Responsiveness evaluates whether a questionnaire reflects real changes over time in the construct it measures. There are several ways to measure responsiveness. 

Standardised effect size (ES) is a measure of the magnitude of change. An example is Cohen’s d. Cohen’s d is calculated by dividing the difference between the means of the two groups by the pooled standard deviation. This provides a unitless measure of the effect size, which has the advantage of allowing comparisons between studies using different scales. Cohen’s d is interpreted as 0.20 = small; 0.50 = moderate; 0.80 = large.

Standardised Response Mean (SRM) is similar to effect size, but uses the standard deviation of the change scores and is calculated by dividing the mean change (average difference e.g., baseline and follow-up) by the standard deviation of the change (variability). The SRM is useful when you want to know how much the average change is relative to how much change varies among individuals.

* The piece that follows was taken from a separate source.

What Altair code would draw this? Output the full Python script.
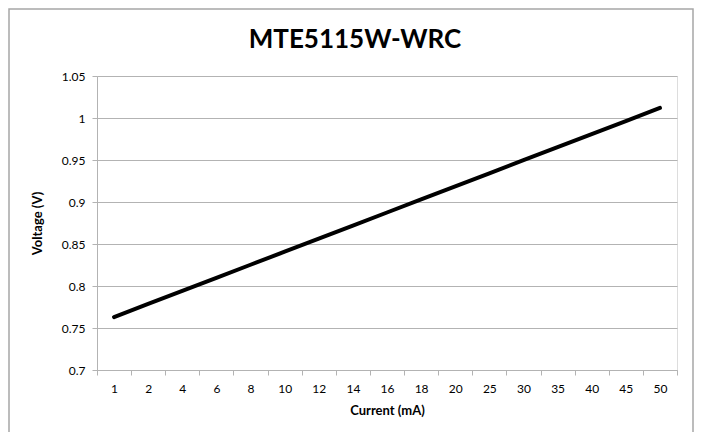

ROC AUC: A ROC curve is a graph. The ROC curve is useful for identifying how well the data can accurately classify cases (e.g., high anxiety/low anxiety) and shows you the trade-off between a true positive and a false positive. The x-axis shows the False Positive Rate (how many mistakes the model makes in labelling negatives as positive: 1-specificity) and the y-axis shows the True Positive Rate (how good the model is at detecting the positives: sensitivity). The area under the curve (AUC) is translated to a number between 0 and 1 (1.0 means perfect classification, 0.5 means no better than random guessing). The larger the AUC, the better the classification.